Task goal -> All of the material should be reproduced exactly, with pictures left out.

Raw data ->
══════

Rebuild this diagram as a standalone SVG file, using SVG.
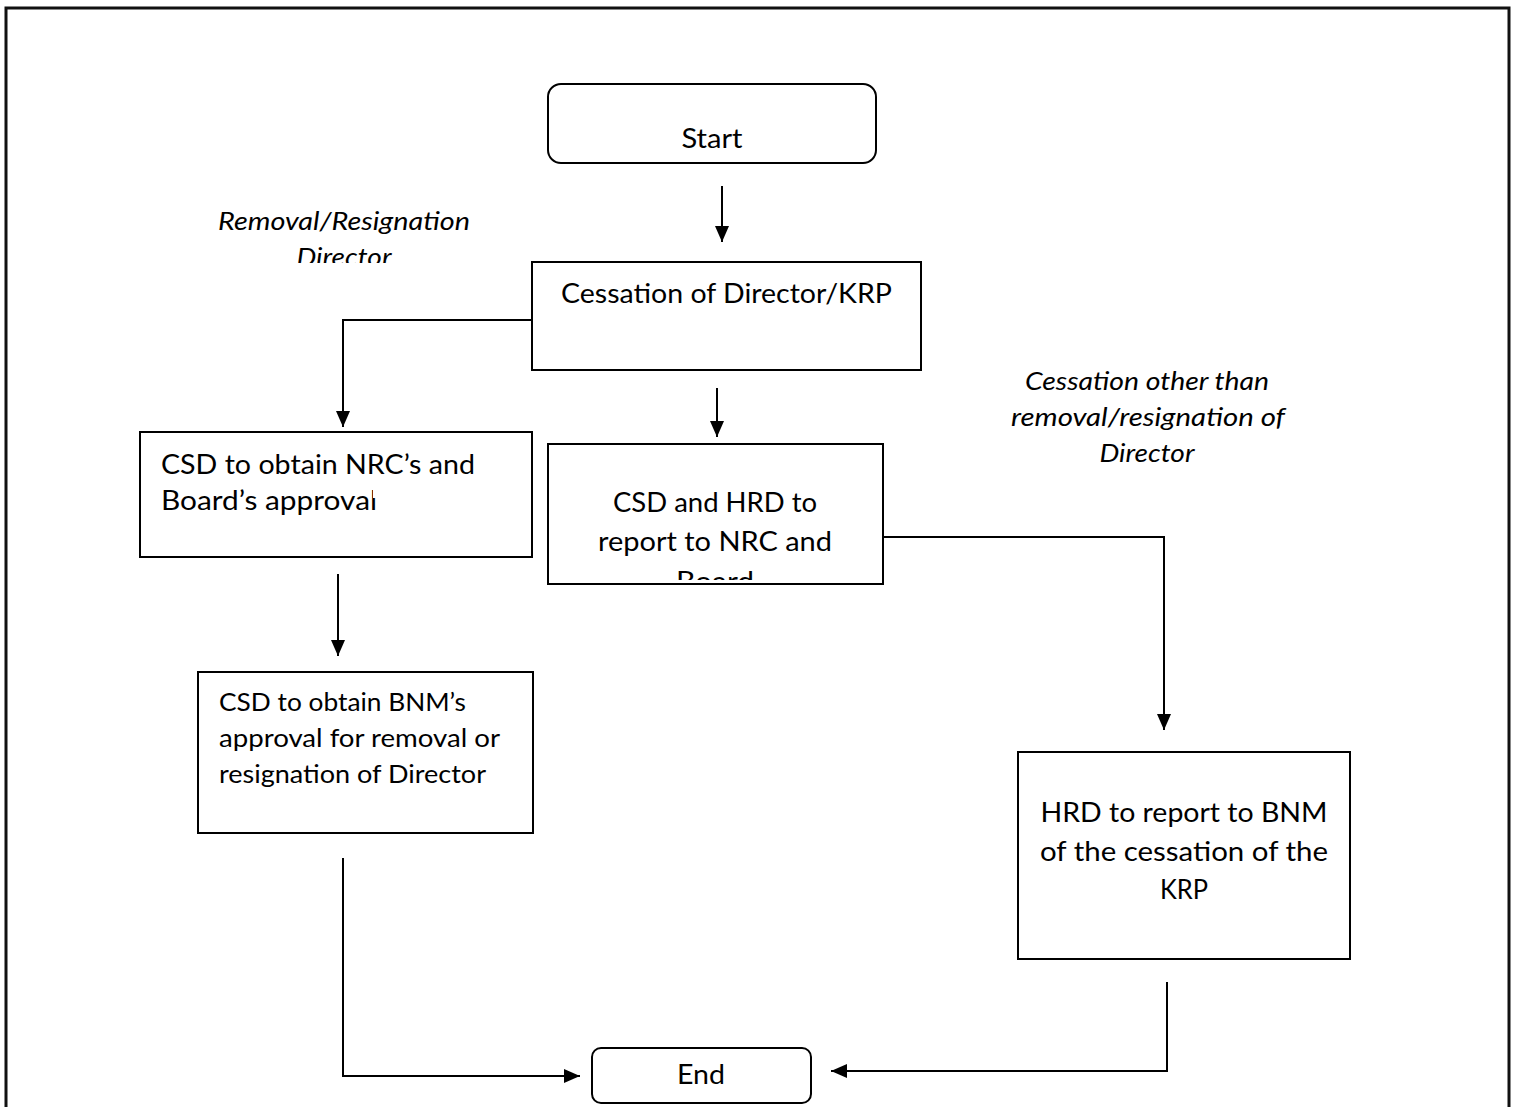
<svg xmlns="http://www.w3.org/2000/svg" width="1513" height="1107" viewBox="0 0 1513 1107">
<style>
.box{fill:#fff;stroke:#000;stroke-width:2}
.t{font-family:Lato,"Liberation Sans",sans-serif;font-size:27px;fill:#000}
.s{font-size:25px}
.i{font-family:Lato,"Liberation Sans",sans-serif;font-style:italic;font-size:25px;fill:#000}
.c{text-anchor:middle}
.ln{fill:none;stroke:#000;stroke-width:2}
</style>
<defs>
<marker id="a" viewBox="0 0 16 14" refX="16" refY="7" markerWidth="16" markerHeight="14" markerUnits="userSpaceOnUse" orient="auto">
<path d="M0,0 L16,7 L0,14 Z" fill="#000"/>
</marker>
<clipPath id="clipL"><rect x="150" y="190" width="400" height="73"/></clipPath>
<clipPath id="clipB"><rect x="549" y="445" width="333" height="135"/></clipPath>
<clipPath id="clipA"><path d="M141,433 H531 V489 H373 V498 H531 V556 H141 Z"/></clipPath>
</defs>
<rect x="6" y="8" width="1503" height="1110" fill="none" stroke="#111" stroke-width="3"/>
<g id="connectors">
<line class="ln" x1="722" y1="186" x2="722" y2="242" marker-end="url(#a)"/>
<polyline class="ln" points="532,320 343,320 343,427" marker-end="url(#a)"/>
<line class="ln" x1="717" y1="388" x2="717" y2="437" marker-end="url(#a)"/>
<line class="ln" x1="338" y1="574" x2="338" y2="656" marker-end="url(#a)"/>
<polyline class="ln" points="883,537 1164,537 1164,730" marker-end="url(#a)"/>
<polyline class="ln" points="343,858 343,1076 580,1076" marker-end="url(#a)"/>
<polyline class="ln" points="1167,982 1167,1071 831,1071" marker-end="url(#a)"/>
</g>
<g id="start">
<rect class="box" x="548" y="84" width="328" height="79" rx="13"/>
<text class="t c" x="712" y="148" textLength="61" lengthAdjust="spacingAndGlyphs">Start</text>
</g>
<g id="label-removal" clip-path="url(#clipL)">
<text class="i c" x="344" y="230" textLength="252" lengthAdjust="spacingAndGlyphs">Removal/Resignation</text>
<text class="i c" x="344" y="266" textLength="95" lengthAdjust="spacingAndGlyphs">Director</text>
</g>
<g id="cessation">
<rect class="box" x="532" y="262" width="389" height="108"/>
<text class="t" x="561" y="303" textLength="331" lengthAdjust="spacingAndGlyphs">Cessation of Director/KRP</text>
</g>
<g id="csd-nrc">
<rect class="box" x="140" y="432" width="392" height="125"/>
<g clip-path="url(#clipA)">
<text class="t" x="161" y="474" textLength="314" lengthAdjust="spacingAndGlyphs">CSD to obtain NRC’s and</text>
<text class="t" x="161" y="510" textLength="216" lengthAdjust="spacingAndGlyphs">Board’s approval</text>
</g>
</g>
<g id="csd-hrd">
<rect class="box" x="548" y="444" width="335" height="140"/>
<g clip-path="url(#clipB)">
<text class="t c" x="715" y="512" textLength="204" lengthAdjust="spacingAndGlyphs">CSD and HRD to</text>
<text class="t c" x="715" y="551" textLength="234" lengthAdjust="spacingAndGlyphs">report to NRC and</text>
<text class="t c" x="715" y="591" textLength="78" lengthAdjust="spacingAndGlyphs">Board</text>
</g>
</g>
<g id="label-other">
<text class="i c" x="1147" y="390" textLength="244" lengthAdjust="spacingAndGlyphs">Cessation other than</text>
<text class="i c" x="1148" y="426" textLength="274" lengthAdjust="spacingAndGlyphs">removal/resignation of</text>
<text class="i c" x="1147" y="462" textLength="95" lengthAdjust="spacingAndGlyphs">Director</text>
</g>
<g id="csd-bnm">
<rect class="box" x="198" y="672" width="335" height="161"/>
<text class="t s" x="219" y="711" textLength="247" lengthAdjust="spacingAndGlyphs">CSD to obtain BNM’s</text>
<text class="t s" x="219" y="747" textLength="281" lengthAdjust="spacingAndGlyphs">approval for removal or</text>
<text class="t s" x="219" y="783" textLength="267" lengthAdjust="spacingAndGlyphs">resignation of Director</text>
</g>
<g id="hrd-bnm">
<rect class="box" x="1018" y="752" width="332" height="207"/>
<text class="t c" x="1184" y="822" textLength="287" lengthAdjust="spacingAndGlyphs">HRD to report to BNM</text>
<text class="t c" x="1184" y="861" textLength="288" lengthAdjust="spacingAndGlyphs">of the cessation of the</text>
<text class="t c" x="1184" y="899" textLength="48" lengthAdjust="spacingAndGlyphs">KRP</text>
</g>
<g id="end">
<rect class="box" x="592" y="1048" width="219" height="55" rx="9"/>
<text class="t c" x="701" y="1084" textLength="48" lengthAdjust="spacingAndGlyphs">End</text>
</g>
</svg>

══════

Correct response ->
Rebuild this diagram as a standalone SVG file, using SVG.
<svg xmlns="http://www.w3.org/2000/svg" width="1513" height="1107" viewBox="0 0 1513 1107">
<style>
.box{fill:#fff;stroke:#000;stroke-width:2}
.t{font-family:Lato,"Liberation Sans",sans-serif;font-size:27px;fill:#000}
.s{font-size:25px}
.i{font-family:Lato,"Liberation Sans",sans-serif;font-style:italic;font-size:25px;fill:#000}
.c{text-anchor:middle}
.ln{fill:none;stroke:#000;stroke-width:2}
</style>
<defs>
<marker id="a" viewBox="0 0 16 14" refX="16" refY="7" markerWidth="16" markerHeight="14" markerUnits="userSpaceOnUse" orient="auto">
<path d="M0,0 L16,7 L0,14 Z" fill="#000"/>
</marker>
<clipPath id="clipL"><rect x="150" y="190" width="400" height="73"/></clipPath>
<clipPath id="clipB"><rect x="549" y="445" width="333" height="135"/></clipPath>
<clipPath id="clipA"><path d="M141,433 H531 V489 H373 V498 H531 V556 H141 Z"/></clipPath>
</defs>
<rect x="6" y="8" width="1503" height="1110" fill="none" stroke="#111" stroke-width="3"/>
<g id="connectors">
<line class="ln" x1="722" y1="186" x2="722" y2="242" marker-end="url(#a)"/>
<polyline class="ln" points="532,320 343,320 343,427" marker-end="url(#a)"/>
<line class="ln" x1="717" y1="388" x2="717" y2="437" marker-end="url(#a)"/>
<line class="ln" x1="338" y1="574" x2="338" y2="656" marker-end="url(#a)"/>
<polyline class="ln" points="883,537 1164,537 1164,730" marker-end="url(#a)"/>
<polyline class="ln" points="343,858 343,1076 580,1076" marker-end="url(#a)"/>
<polyline class="ln" points="1167,982 1167,1071 831,1071" marker-end="url(#a)"/>
</g>
<g id="start">
<rect class="box" x="548" y="84" width="328" height="79" rx="13"/>
<text class="t c" x="712" y="148" textLength="61" lengthAdjust="spacingAndGlyphs">Start</text>
</g>
<g id="label-removal" clip-path="url(#clipL)">
<text class="i c" x="344" y="230" textLength="252" lengthAdjust="spacingAndGlyphs">Removal/Resignation</text>
<text class="i c" x="344" y="266" textLength="95" lengthAdjust="spacingAndGlyphs">Director</text>
</g>
<g id="cessation">
<rect class="box" x="532" y="262" width="389" height="108"/>
<text class="t" x="561" y="303" textLength="331" lengthAdjust="spacingAndGlyphs">Cessation of Director/KRP</text>
</g>
<g id="csd-nrc">
<rect class="box" x="140" y="432" width="392" height="125"/>
<g clip-path="url(#clipA)">
<text class="t" x="161" y="474" textLength="314" lengthAdjust="spacingAndGlyphs">CSD to obtain NRC’s and</text>
<text class="t" x="161" y="510" textLength="216" lengthAdjust="spacingAndGlyphs">Board’s approval</text>
</g>
</g>
<g id="csd-hrd">
<rect class="box" x="548" y="444" width="335" height="140"/>
<g clip-path="url(#clipB)">
<text class="t c" x="715" y="512" textLength="204" lengthAdjust="spacingAndGlyphs">CSD and HRD to</text>
<text class="t c" x="715" y="551" textLength="234" lengthAdjust="spacingAndGlyphs">report to NRC and</text>
<text class="t c" x="715" y="591" textLength="78" lengthAdjust="spacingAndGlyphs">Board</text>
</g>
</g>
<g id="label-other">
<text class="i c" x="1147" y="390" textLength="244" lengthAdjust="spacingAndGlyphs">Cessation other than</text>
<text class="i c" x="1148" y="426" textLength="274" lengthAdjust="spacingAndGlyphs">removal/resignation of</text>
<text class="i c" x="1147" y="462" textLength="95" lengthAdjust="spacingAndGlyphs">Director</text>
</g>
<g id="csd-bnm">
<rect class="box" x="198" y="672" width="335" height="161"/>
<text class="t s" x="219" y="711" textLength="247" lengthAdjust="spacingAndGlyphs">CSD to obtain BNM’s</text>
<text class="t s" x="219" y="747" textLength="281" lengthAdjust="spacingAndGlyphs">approval for removal or</text>
<text class="t s" x="219" y="783" textLength="267" lengthAdjust="spacingAndGlyphs">resignation of Director</text>
</g>
<g id="hrd-bnm">
<rect class="box" x="1018" y="752" width="332" height="207"/>
<text class="t c" x="1184" y="822" textLength="287" lengthAdjust="spacingAndGlyphs">HRD to report to BNM</text>
<text class="t c" x="1184" y="861" textLength="288" lengthAdjust="spacingAndGlyphs">of the cessation of the</text>
<text class="t c" x="1184" y="899" textLength="48" lengthAdjust="spacingAndGlyphs">KRP</text>
</g>
<g id="end">
<rect class="box" x="592" y="1048" width="219" height="55" rx="9"/>
<text class="t c" x="701" y="1084" textLength="48" lengthAdjust="spacingAndGlyphs">End</text>
</g>
</svg>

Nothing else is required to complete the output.